What is it? What purpose does it have? Why do all of ours look different? Why does it have a mind of its own? Does it actually?
These are some questions that have been roaming around in my head lately. Well…those and throw in a few choice words would probably make it more accurate. If any of you know me, you know that I have been battling acne for the majority of my teen and adult life. I want to put a disclaimer in right now and say that I’ve battled mild acne and I am incredibly thankful for that. I realize these days as I sit in front of the mirror and hate the picture staring back at me, that I am incredibly fortunate that it is not worse.
Still, there is always that underlying fear that I could wake up one morning and it will be just that. Worse. See I feel like no matter what I do, my skin just doesn’t seem to cooperate. It has a mind of it’s own, and I am definitely not able to read it.
It’s a little ironic that these are the thoughts that go through your head when battling acne – thoughts of fear, anxiety, stress, depression, sadness. I say it’s ironic (perhaps that’s not the best use of the term but humor has to be injected in somewhere) because if you think like I do, you think that acne is not caused mainly from population or “clogged pores”. It’s an internal force. Something behind those layers of skin and physical matter that is causing some sort of imbalance. And thinking depressing/maddening thoughts, will only make this imbalance worse. In short – it’s a vicious cycle.
Over the past 2 months, I’ve noticed my skin getting increasingly worse. My acne is still located in the same region for the most part, the sides of my chin, with the occasional movement upwards to my cheeks and lip area. However, the type of acne is painful. Large, cystic acne that will pop up on one side and then when it subsides (either naturally or by physical force on my part) seems to migrate over to an untouched area and wreak havoc on a new playground. Just to torture me.
I’ve done my fair share of research but it makes me more scared and anxious than anything else that I could say to myself.

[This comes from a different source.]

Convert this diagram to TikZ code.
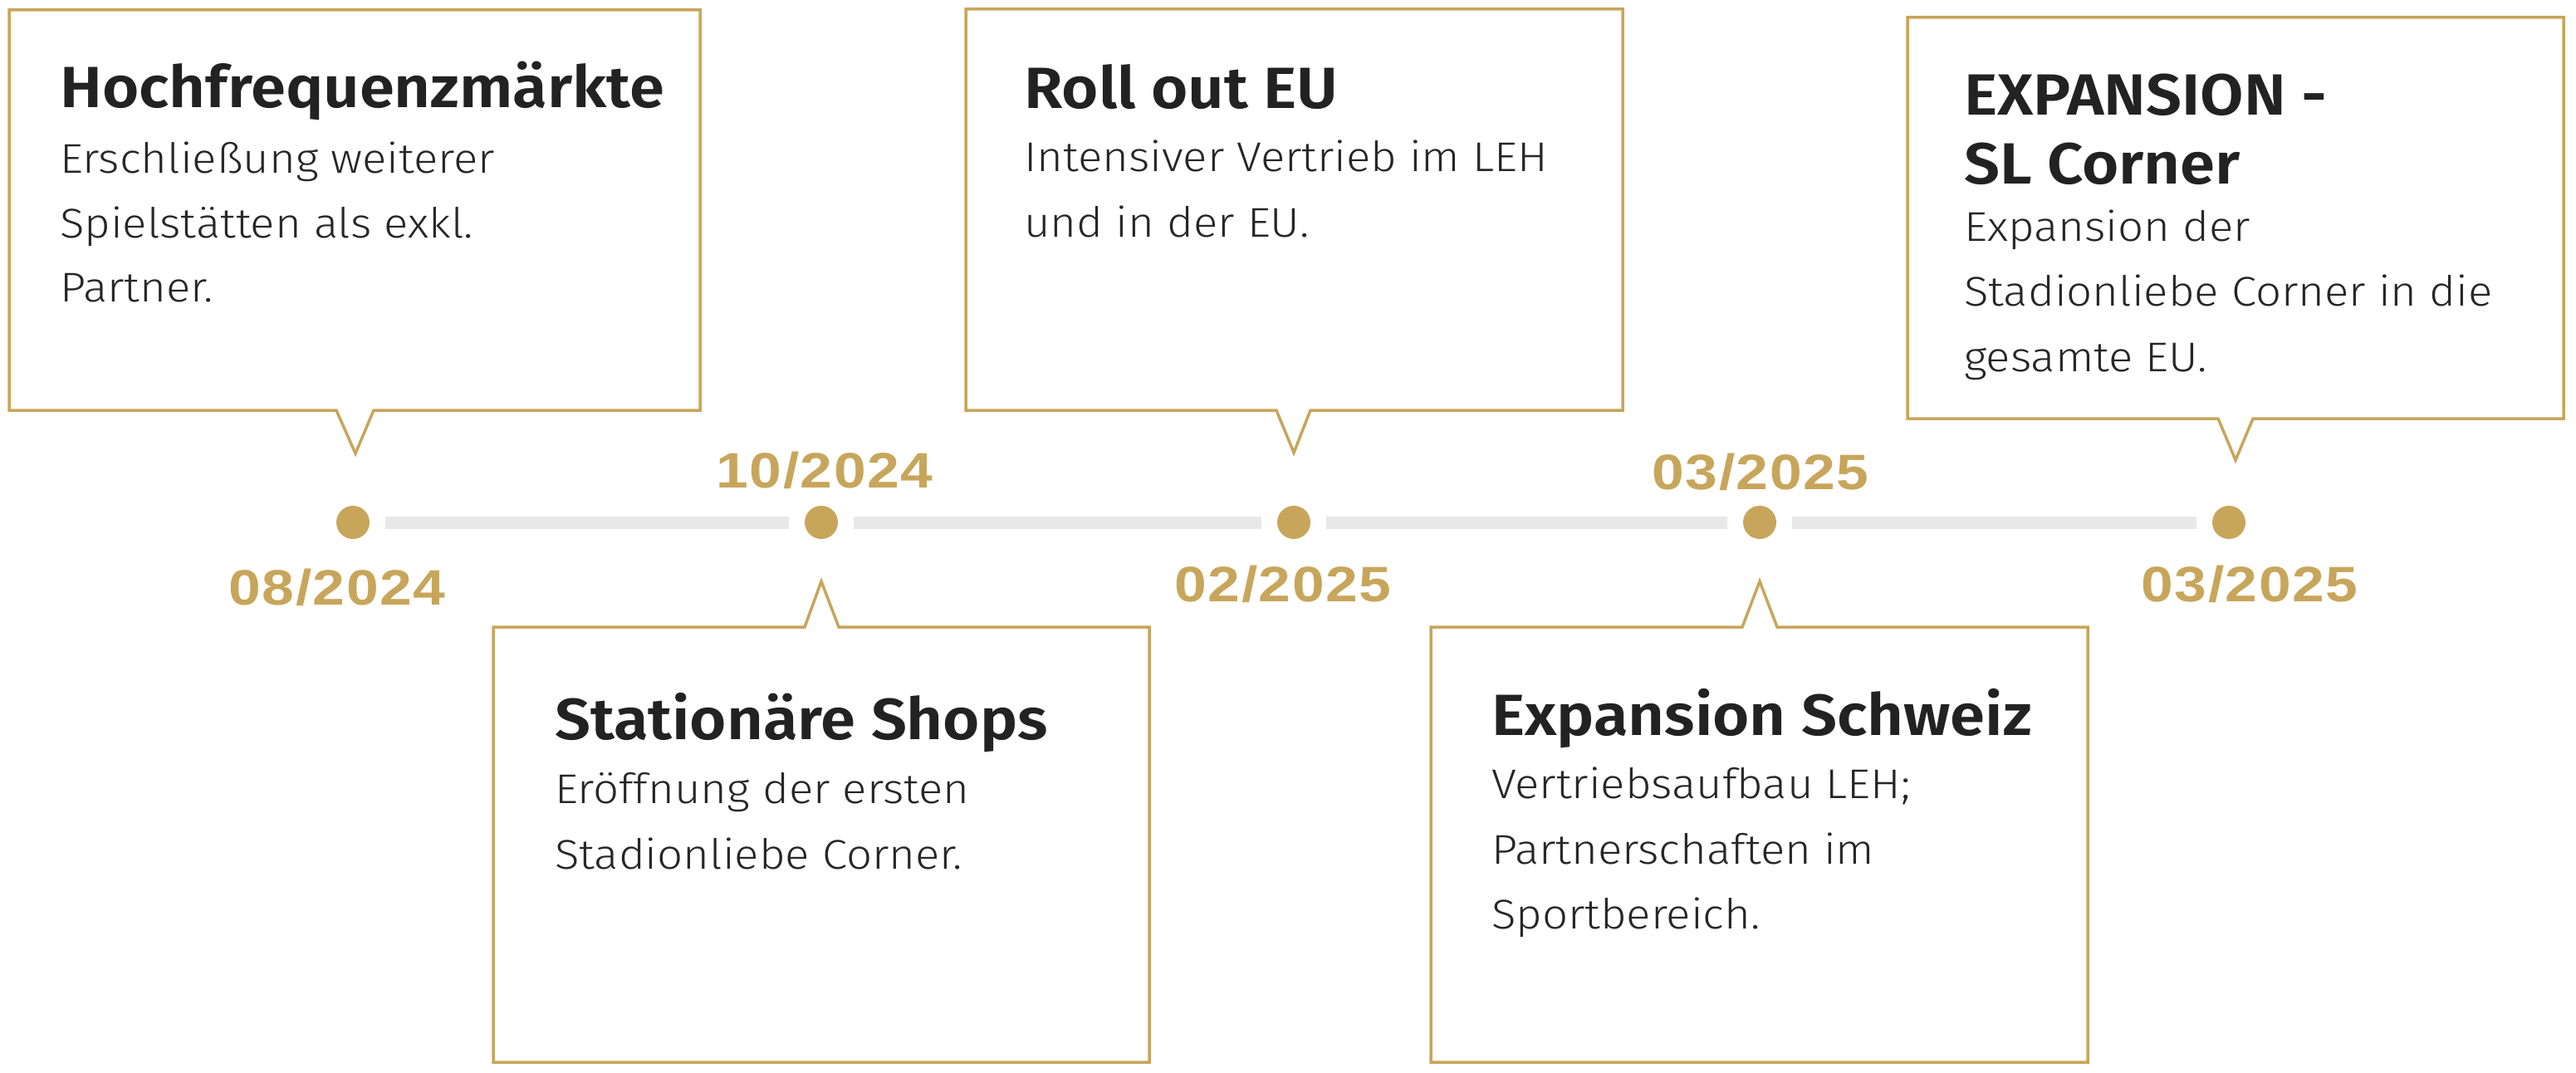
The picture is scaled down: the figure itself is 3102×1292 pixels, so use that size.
\documentclass[tikz,border=0pt]{standalone}
\usepackage{fontspec}
\setmainfont{Fira Sans Light}[FakeStretch=1.09]
\newfontfamily\titlefont{Fira Sans SemiBold}[FakeStretch=1.085]
\newfontfamily\datefont{Liberation Sans Bold}[FakeStretch=1.16,LetterSpace=2.5]
\definecolor{gold}{HTML}{C7A65B}
\definecolor{linegrey}{HTML}{E8E8E8}
\definecolor{titlecol}{HTML}{222222}
\definecolor{bodycol}{HTML}{262626}
\tikzset{
  tldot/.style={circle, fill=gold, minimum size=40pt, inner sep=0pt, outer sep=19pt},
  tlline/.style={draw=linegrey, line width=15pt, line cap=butt},
  callout/.style={draw=gold, line width=3.5pt, line join=miter, fill=white},
  titletext/.style={anchor=base west, inner sep=0pt, text=titlecol, font=\titlefont\fontsize{70}{84}\selectfont},
  bodytext/.style={anchor=base west, inner sep=0pt, text=bodycol, font=\fontsize{50}{78}\selectfont},
  datetext/.style={anchor=base, inner sep=0pt, text=gold, font=\datefont\fontsize{60}{70}\selectfont}
}
\begin{document}
\begin{tikzpicture}[x=1pt,y=-1pt]
\useasboundingbox (0,0) rectangle (3102,1292);
\fill[white] (0,0) rectangle (3102,1292);

% callout boxes (pointing down)
\draw[callout] (11,12) -- (843,12) -- (843,494) -- (450,494) -- (428,546) -- (405,494) -- (11,494) -- cycle;
\draw[callout] (1163,11) -- (1954,11) -- (1954,494) -- (1578,494) -- (1558,545) -- (1537,494) -- (1163,494) -- cycle;
\draw[callout] (2297,21) -- (3087,21) -- (3087,504) -- (2713,504) -- (2692,554) -- (2671,504) -- (2297,504) -- cycle;
% callout boxes (pointing up)
\draw[callout] (594,755) -- (969,755) -- (989,700) -- (1010,755) -- (1384,755) -- (1384,1279) -- (594,1279) -- cycle;
\draw[callout] (1723,755) -- (2098,755) -- (2119,700) -- (2140,755) -- (2514,755) -- (2514,1279) -- (1723,1279) -- cycle;

% timeline dots
\node[tldot] (d1) at (425,629) {};
\node[tldot] (d2) at (989,629) {};
\node[tldot] (d3) at (1558,629) {};
\node[tldot] (d4) at (2119,629) {};
\node[tldot] (d5) at (2684,629) {};
\draw[tlline] (d1) -- (d2);
\draw[tlline] (d2) -- (d3);
\draw[tlline] (d3) -- (d4);
\draw[tlline] (d4) -- (d5);

% dates
\node[datetext] (dt1) at (406,728) {08/2024};
\node[datetext] (dt2) at (993,587) {10/2024};
\node[datetext] (dt3) at (1545,724) {02/2025};
\node[datetext] (dt4) at (2120,589) {03/2025};
\node[datetext] (dt5) at (2709,724) {03/2025};

% box 1
\node[titletext] (t1) at (72,130) {Hochfrequenzmärkte};
\node[bodytext] (b1a) at (72,208) {Erschließung weiterer};
\node[bodytext] (b1b) at (72,286) {Spielstätten als exkl.};
\node[bodytext] (b1c) at (72,363) {Partner.};
% box 3
\node[titletext] (t3) at (1233,131) {Roll out EU};
\node[bodytext] (b3a) at (1233,207) {Intensiver Vertrieb im LEH};
\node[bodytext] (b3b) at (1233,285) {und in der EU.};
% box 5
\node[titletext] (t5a) at (2365,139) {EXPANSION -};
\node[titletext] (t5b) at (2365,222) {SL Corner};
\node[bodytext] (b5a) at (2365,290) {Expansion der};
\node[bodytext] (b5b) at (2365,368) {Stadionliebe Corner in die};
\node[bodytext] (b5c) at (2365,447) {gesamte EU.};
% box 2
\node[titletext] (t2) at (668,890) {Stationäre Shops};
\node[bodytext] (b2a) at (668,967) {Eröffnung der ersten};
\node[bodytext] (b2b) at (668,1046) {Stadionliebe Corner.};
% box 4
\node[titletext] (t4) at (1796,885) {Expansion Schweiz};
\node[bodytext] (b4a) at (1796,961) {Vertriebsaufbau LEH;};
\node[bodytext] (b4b) at (1796,1040) {Partnerschaften im};
\node[bodytext] (b4c) at (1796,1118) {Sportbereich.};
\end{tikzpicture}
\end{document}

The bottom line with acne is that there really is no cure. Nothing is definite. There’s no telling which way it could go next..
I realize this post sounds a bit dramatic, but I wanted to get it out in the open, just for myself. It’s hard to talk about these things because it’s embarrassing. I’m (newly) 27. Part of the growing percentage of adult acne sufferers. However, when I look around, my skin seems to stick out like a sore thumb. In a corporate world where I already look adolescent, my teeny-bopper/hormone inflamed skin does not seem to help my case.
I fell into a state of depressing about 5 years ago when I suffered a strange outbreak on my chest after returning home from Europe. At first the doctors thought it was foliculitus. Then just acne. It eventually went away but those few weeks/months felt like a lifetime and were just darn right scary. I’m worried about that happening again.
This post is also serving as a note to myself. To “keep on keeping on”. Some things I want to remember:
1. Stay positive. Don’t hide indoors because you are embarrased. Get out and see the sun. Talk to friends. Be active. You may be staring at your skin, but perhaps no one else is.
2. Stay active and hydrated. I want to keep working out and treating my body well. Drinking plenty of water and trying to flush out any toxins on a routine basis. That being said, I’m going to try and cut down on the caffeine and alcohol. 1 Cup of coffee a day (max but not necessary) and minimal / controlled drinking. My social life may suffer but it will if my skin continuous to worsen so I’m willing to take this on.
3. Diet. I don’t want to restrict my diet but I’m going to be pretty serious about the grain and dairy intake. While I don’t typically eat any dairy, I’ll just be sure to watch this when out at restaurants or scenarios where there is cheese / yogurt and I may let myself slip. Grains I will have to experiment with and will likely not cut them out.
4. Regimens. I’ve read so much about different skin regimes that might be “miracle workers” but I’m nervous about a lot of these. Honestly, my acne is most likely hormonal and without going on birth control pills I’m afraid this is just par for the course. That being said, just sticking to the dermatologists regimine (have an appt in november to reevaluate the situation) and washing with a gentle cleanser and a little bit of honey at night will be my go to for the time being unless things get worse.
5. Stay positive. I want to add this in again because I really do think that this makes the biggest different in mine and anyone elses skin. I’m going to start blogging again once a week. I’m going to sign up for yoga classes a few times a week and try to find a dance class. I’m going to focus on my Nutrition business and see what I can make happen/solidify during my free time. I’m going to spend time with my amazing family, friends, and boyfriend and take comfort in the fact that they will love me despite my insecurities at this time.